A Tale as Old as Time: RNG Knocking Out FNC
Considering Royal Never Give Up’s one-sided track record against Fnatic, everyone saw them moving onto the Finals – which Uzi and co. accomplished, in a clean sweep nonetheless; although the sweep isn’t indicative of how close and back-and-forth the games were all throughout. To kickstart the Semis, FNC and RNG saw back-to-back skirmishes all around the map with the gold seesawing in the process until RNG found a flank mid-side with LetMe’s Vladimir and got Baron afterward.
Following Fnatic’s unfortunate loss, Rasmus “Caps” Winther’s Aurelion Sol put the Europeans ahead through repeated roams across the map totaling to a 5.1k gold lead by 22 minutes. However, a poorly set-up Baron attempt was all RNG’s substitute, Hung “Karsa” Hau-Hsuan, needed to get RNG back up with a Baron steal. Minutes later, RNG secure Elder Dragon thanks to another steal by Karsa then RNG grouped to storm FNC’s base Baron-buffed and Dragon-empowered. Sadly for FNC, if they had just canceled RNG’s backs after securing Baron, Gabriël "Bwipo" Rau’s split pushing Camille (who was already at the Nexus Turrets) could have possibly secured them the win – revealing a potential susceptibility to split push that Kingzone could exploit in the Finals.

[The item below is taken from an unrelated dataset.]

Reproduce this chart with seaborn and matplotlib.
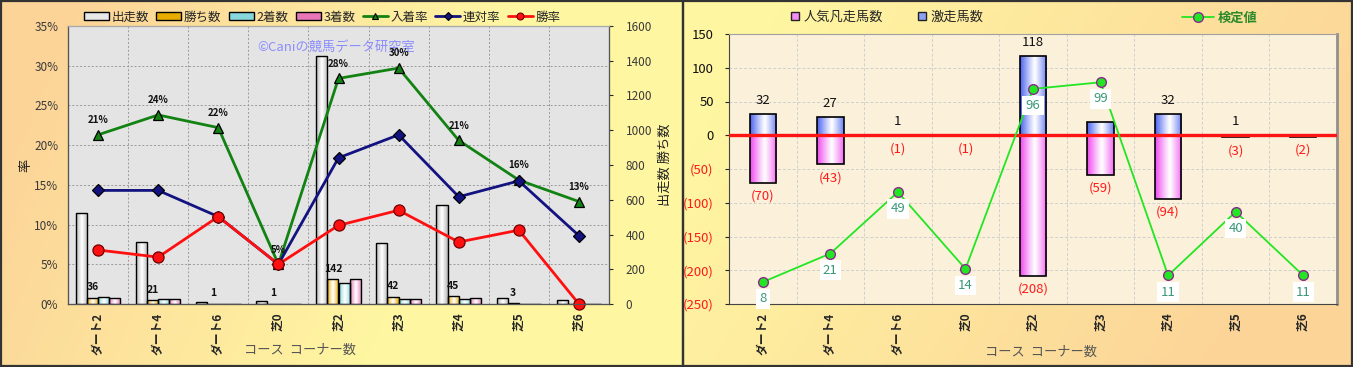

To close out the series, Royal Never Give Up had to take down a Fnatic with backs against the wall as the lead shifted from one side to another with back-and-forth trades and sloppy team fights. After RNG secured Baron twice, Fnatic struck back against a Nexus-diving RNG top side and kept themselves alive to get RNG’s mid inhibitor. However, a pick on Bwipo, leading to a numbers advantage for RNG, allowed them to secure their hold on the series once and for all with Elder Dragon and all inhibitors down.
With a dominant standing in Groups and a convincing win over Fnatic in the Semifinals, Royal Never Give Up, alongside an Uzi in his prime, one could make a case for RNG being favored in this final. Particularly since Uzi’s kryptonite, SK Telecom T1 and Lee “Faker” Sang-hyeok (Worlds S3, S4, & S7), is absent from the MSI Finals.